▶ Stated goal
Skip the pictures and quote all of the lines exactly.

===== Information supplied =====

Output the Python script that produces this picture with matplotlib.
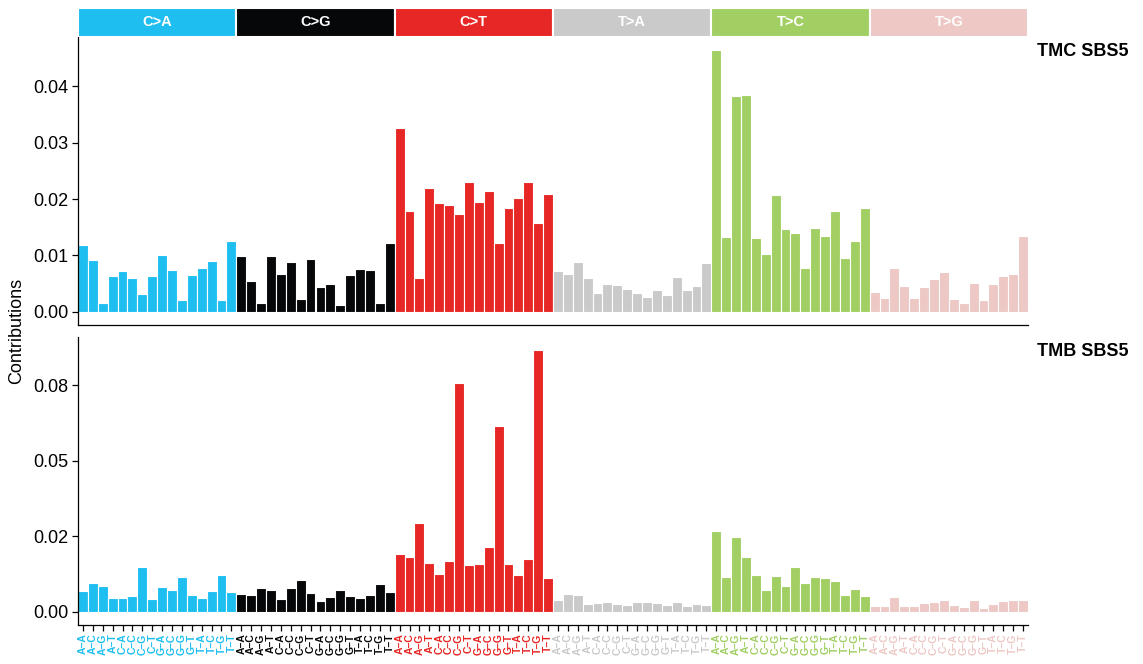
import matplotlib
matplotlib.use("Agg")
import matplotlib.pyplot as plt
import numpy as np

plt.rcParams['font.family'] = ['Liberation Sans', 'DejaVu Sans']

# substitution groups and their colours
groups = ["C>A", "C>G", "C>T", "T>A", "T>C", "T>G"]
group_colors = ["#1EBFF0", "#050708", "#E62725", "#CBCACB", "#A1CF64", "#EDC8C5"]

# trinucleotide context labels (5' base, 3' base)
bases = ["A", "C", "G", "T"]
contexts = [f"{a}\u2013{b}" for a in bases for b in bases]

# TMC SBS5 contributions, 16 per group
tmc_ca = [0.0118, 0.0092, 0.0016, 0.0064, 0.0072, 0.0060, 0.0032, 0.0063, 0.0100, 0.0074, 0.0021, 0.0066, 0.0077, 0.0090, 0.0021, 0.0125]
tmc_cg = [0.0099, 0.0055, 0.0015, 0.0099, 0.0068, 0.0089, 0.0022, 0.0093, 0.0045, 0.0049, 0.0013, 0.0065, 0.0076, 0.0074, 0.0015, 0.0123]
tmc_ct = [0.0326, 0.0179, 0.0060, 0.0219, 0.0193, 0.0189, 0.0174, 0.0230, 0.0194, 0.0215, 0.0122, 0.0185, 0.0202, 0.0230, 0.0158, 0.0209]
tmc_ta = [0.0072, 0.0067, 0.0089, 0.0060, 0.0033, 0.0050, 0.0048, 0.0040, 0.0034, 0.0027, 0.0038, 0.0030, 0.0062, 0.0039, 0.0046, 0.0086]
tmc_tc = [0.0464, 0.0133, 0.0383, 0.0384, 0.0131, 0.0102, 0.0207, 0.0147, 0.0139, 0.0078, 0.0148, 0.0135, 0.0179, 0.0096, 0.0125, 0.0184]
tmc_tg = [0.0036, 0.0024, 0.0078, 0.0046, 0.0024, 0.0044, 0.0059, 0.0070, 0.0022, 0.0015, 0.0051, 0.0021, 0.0050, 0.0063, 0.0067, 0.0134]

# TMB SBS5 contributions
tmb_ca = [0.0069, 0.0094, 0.0085, 0.0046, 0.0045, 0.0052, 0.0147, 0.0041, 0.0082, 0.0074, 0.0114, 0.0055, 0.0045, 0.0069, 0.0122, 0.0066]
tmb_cg = [0.0058, 0.0055, 0.0080, 0.0073, 0.0042, 0.0080, 0.0105, 0.0062, 0.0035, 0.0048, 0.0073, 0.0054, 0.0045, 0.0055, 0.0091, 0.0065]
tmb_ct = [0.0191, 0.0183, 0.0294, 0.0162, 0.0124, 0.0170, 0.0758, 0.0154, 0.0158, 0.0215, 0.0616, 0.0157, 0.0122, 0.0176, 0.0868, 0.0111]
tmb_ta = [0.0040, 0.0059, 0.0055, 0.0025, 0.0029, 0.0032, 0.0025, 0.0022, 0.0034, 0.0032, 0.0029, 0.0022, 0.0032, 0.0021, 0.0025, 0.0023]
tmb_tc = [0.0268, 0.0117, 0.0248, 0.0181, 0.0121, 0.0071, 0.0120, 0.0086, 0.0147, 0.0097, 0.0116, 0.0111, 0.0101, 0.0056, 0.0077, 0.0054]
tmb_tg = [0.0019, 0.0019, 0.0049, 0.0019, 0.0019, 0.0028, 0.0032, 0.0040, 0.0022, 0.0017, 0.0038, 0.0014, 0.0025, 0.0035, 0.0040, 0.0038]

tmc = [tmc_ca, tmc_cg, tmc_ct, tmc_ta, tmc_tc, tmc_tg]
tmb = [tmb_ca, tmb_cg, tmb_ct, tmb_ta, tmb_tc, tmb_tg]

tmc_ticks = [0.0, 0.01, 0.02, 0.03, 0.04]
tmc_ticklabels = ["0.00", "0.01", "0.02", "0.03", "0.04"]
tmb_ticks = [0.0, 0.025, 0.05, 0.075]
tmb_ticklabels = ["0.00", "0.02", "0.05", "0.08"]

W, H = 1143, 664
fig = plt.figure(figsize=(W / 100, H / 100), dpi=100)

def fx(px):
    return px / W

def fy(px):
    return 1 - px / H

left, right = 78, 1028
ax_top = fig.add_axes([fx(left), fy(325), fx(right - left), (325 - 37) / H])
ax_bot = fig.add_axes([fx(left), fy(625), fx(right - left), (625 - 336.5) / H])
ax_strip = fig.add_axes([fx(left), fy(37), fx(right - left), (37 - 8) / H])

n = len(contexts)
x_all = np.arange(n * len(groups))


def draw_panel(ax, values, ticks, ticklabels):
    for g, vals in enumerate(values):
        xs = np.arange(g * n, (g + 1) * n)
        ax.bar(xs, vals, width=1.0, color=group_colors[g], edgecolor="white", linewidth=0.8)
    allv = np.concatenate([np.array(v) for v in values])
    # ggplot-style 5% expansion
    pad = 0.05 * allv.max()
    ax.set_ylim(-pad, allv.max() + pad)
    ax.set_xlim(-0.5, n * len(groups) - 0.5)
    ax.set_yticks(ticks)
    ax.set_yticklabels(ticklabels, fontsize=13)
    for s in ["top", "right"]:
        ax.spines[s].set_visible(False)
    ax.spines["left"].set_linewidth(0.9)
    ax.spines["bottom"].set_linewidth(0.9)
    ax.tick_params(axis="y", length=4, width=0.9, pad=3)


draw_panel(ax_top, tmc, tmc_ticks, tmc_ticklabels)
draw_panel(ax_bot, tmb, tmb_ticks, tmb_ticklabels)

ax_top.set_xticks([])

ax_bot.set_xticks(x_all)
ax_bot.set_xticklabels(contexts * len(groups), rotation=90, fontsize=7.5, fontweight="bold")
for i, lab in enumerate(ax_bot.get_xticklabels()):
    lab.set_color(group_colors[i // n])
ax_bot.tick_params(axis="x", length=4, width=0.9, pad=2)

# substitution strips on top
for g, name in enumerate(groups):
    ax_strip.bar(g * n + (n - 1) / 2, 1, width=n, color=group_colors[g], edgecolor="white", linewidth=1.5)
    ax_strip.text(g * n + (n - 1) / 2, 0.5, name, color="white", fontsize=10.5, fontweight="bold", ha="center", va="center")
ax_strip.set_xlim(-0.5, n * len(groups) - 0.5)
ax_strip.set_ylim(0, 1)
ax_strip.axis("off")

fig.text(fx(1037), fy(52), "TMC SBS5", fontsize=13, fontweight="bold", ha="left", va="center")
fig.text(fx(1037), fy(352), "TMB SBS5", fontsize=13, fontweight="bold", ha="left", va="center")
fig.text(fx(17), fy(331), "Contributions", fontsize=13, rotation=90, ha="center", va="center")

fig.savefig("out.png", dpi=100)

=====

▶ Reply
Output the Python script that produces this picture with matplotlib.
import matplotlib
matplotlib.use("Agg")
import matplotlib.pyplot as plt
import numpy as np

plt.rcParams['font.family'] = ['Liberation Sans', 'DejaVu Sans']

# substitution groups and their colours
groups = ["C>A", "C>G", "C>T", "T>A", "T>C", "T>G"]
group_colors = ["#1EBFF0", "#050708", "#E62725", "#CBCACB", "#A1CF64", "#EDC8C5"]

# trinucleotide context labels (5' base, 3' base)
bases = ["A", "C", "G", "T"]
contexts = [f"{a}\u2013{b}" for a in bases for b in bases]

# TMC SBS5 contributions, 16 per group
tmc_ca = [0.0118, 0.0092, 0.0016, 0.0064, 0.0072, 0.0060, 0.0032, 0.0063, 0.0100, 0.0074, 0.0021, 0.0066, 0.0077, 0.0090, 0.0021, 0.0125]
tmc_cg = [0.0099, 0.0055, 0.0015, 0.0099, 0.0068, 0.0089, 0.0022, 0.0093, 0.0045, 0.0049, 0.0013, 0.0065, 0.0076, 0.0074, 0.0015, 0.0123]
tmc_ct = [0.0326, 0.0179, 0.0060, 0.0219, 0.0193, 0.0189, 0.0174, 0.0230, 0.0194, 0.0215, 0.0122, 0.0185, 0.0202, 0.0230, 0.0158, 0.0209]
tmc_ta = [0.0072, 0.0067, 0.0089, 0.0060, 0.0033, 0.0050, 0.0048, 0.0040, 0.0034, 0.0027, 0.0038, 0.0030, 0.0062, 0.0039, 0.0046, 0.0086]
tmc_tc = [0.0464, 0.0133, 0.0383, 0.0384, 0.0131, 0.0102, 0.0207, 0.0147, 0.0139, 0.0078, 0.0148, 0.0135, 0.0179, 0.0096, 0.0125, 0.0184]
tmc_tg = [0.0036, 0.0024, 0.0078, 0.0046, 0.0024, 0.0044, 0.0059, 0.0070, 0.0022, 0.0015, 0.0051, 0.0021, 0.0050, 0.0063, 0.0067, 0.0134]

# TMB SBS5 contributions
tmb_ca = [0.0069, 0.0094, 0.0085, 0.0046, 0.0045, 0.0052, 0.0147, 0.0041, 0.0082, 0.0074, 0.0114, 0.0055, 0.0045, 0.0069, 0.0122, 0.0066]
tmb_cg = [0.0058, 0.0055, 0.0080, 0.0073, 0.0042, 0.0080, 0.0105, 0.0062, 0.0035, 0.0048, 0.0073, 0.0054, 0.0045, 0.0055, 0.0091, 0.0065]
tmb_ct = [0.0191, 0.0183, 0.0294, 0.0162, 0.0124, 0.0170, 0.0758, 0.0154, 0.0158, 0.0215, 0.0616, 0.0157, 0.0122, 0.0176, 0.0868, 0.0111]
tmb_ta = [0.0040, 0.0059, 0.0055, 0.0025, 0.0029, 0.0032, 0.0025, 0.0022, 0.0034, 0.0032, 0.0029, 0.0022, 0.0032, 0.0021, 0.0025, 0.0023]
tmb_tc = [0.0268, 0.0117, 0.0248, 0.0181, 0.0121, 0.0071, 0.0120, 0.0086, 0.0147, 0.0097, 0.0116, 0.0111, 0.0101, 0.0056, 0.0077, 0.0054]
tmb_tg = [0.0019, 0.0019, 0.0049, 0.0019, 0.0019, 0.0028, 0.0032, 0.0040, 0.0022, 0.0017, 0.0038, 0.0014, 0.0025, 0.0035, 0.0040, 0.0038]

tmc = [tmc_ca, tmc_cg, tmc_ct, tmc_ta, tmc_tc, tmc_tg]
tmb = [tmb_ca, tmb_cg, tmb_ct, tmb_ta, tmb_tc, tmb_tg]

tmc_ticks = [0.0, 0.01, 0.02, 0.03, 0.04]
tmc_ticklabels = ["0.00", "0.01", "0.02", "0.03", "0.04"]
tmb_ticks = [0.0, 0.025, 0.05, 0.075]
tmb_ticklabels = ["0.00", "0.02", "0.05", "0.08"]

W, H = 1143, 664
fig = plt.figure(figsize=(W / 100, H / 100), dpi=100)

def fx(px):
    return px / W

def fy(px):
    return 1 - px / H

left, right = 78, 1028
ax_top = fig.add_axes([fx(left), fy(325), fx(right - left), (325 - 37) / H])
ax_bot = fig.add_axes([fx(left), fy(625), fx(right - left), (625 - 336.5) / H])
ax_strip = fig.add_axes([fx(left), fy(37), fx(right - left), (37 - 8) / H])

n = len(contexts)
x_all = np.arange(n * len(groups))


def draw_panel(ax, values, ticks, ticklabels):
    for g, vals in enumerate(values):
        xs = np.arange(g * n, (g + 1) * n)
        ax.bar(xs, vals, width=1.0, color=group_colors[g], edgecolor="white", linewidth=0.8)
    allv = np.concatenate([np.array(v) for v in values])
    # ggplot-style 5% expansion
    pad = 0.05 * allv.max()
    ax.set_ylim(-pad, allv.max() + pad)
    ax.set_xlim(-0.5, n * len(groups) - 0.5)
    ax.set_yticks(ticks)
    ax.set_yticklabels(ticklabels, fontsize=13)
    for s in ["top", "right"]:
        ax.spines[s].set_visible(False)
    ax.spines["left"].set_linewidth(0.9)
    ax.spines["bottom"].set_linewidth(0.9)
    ax.tick_params(axis="y", length=4, width=0.9, pad=3)


draw_panel(ax_top, tmc, tmc_ticks, tmc_ticklabels)
draw_panel(ax_bot, tmb, tmb_ticks, tmb_ticklabels)

ax_top.set_xticks([])

ax_bot.set_xticks(x_all)
ax_bot.set_xticklabels(contexts * len(groups), rotation=90, fontsize=7.5, fontweight="bold")
for i, lab in enumerate(ax_bot.get_xticklabels()):
    lab.set_color(group_colors[i // n])
ax_bot.tick_params(axis="x", length=4, width=0.9, pad=2)

# substitution strips on top
for g, name in enumerate(groups):
    ax_strip.bar(g * n + (n - 1) / 2, 1, width=n, color=group_colors[g], edgecolor="white", linewidth=1.5)
    ax_strip.text(g * n + (n - 1) / 2, 0.5, name, color="white", fontsize=10.5, fontweight="bold", ha="center", va="center")
ax_strip.set_xlim(-0.5, n * len(groups) - 0.5)
ax_strip.set_ylim(0, 1)
ax_strip.axis("off")

fig.text(fx(1037), fy(52), "TMC SBS5", fontsize=13, fontweight="bold", ha="left", va="center")
fig.text(fx(1037), fy(352), "TMB SBS5", fontsize=13, fontweight="bold", ha="left", va="center")
fig.text(fx(17), fy(331), "Contributions", fontsize=13, rotation=90, ha="center", va="center")

fig.savefig("out.png", dpi=100)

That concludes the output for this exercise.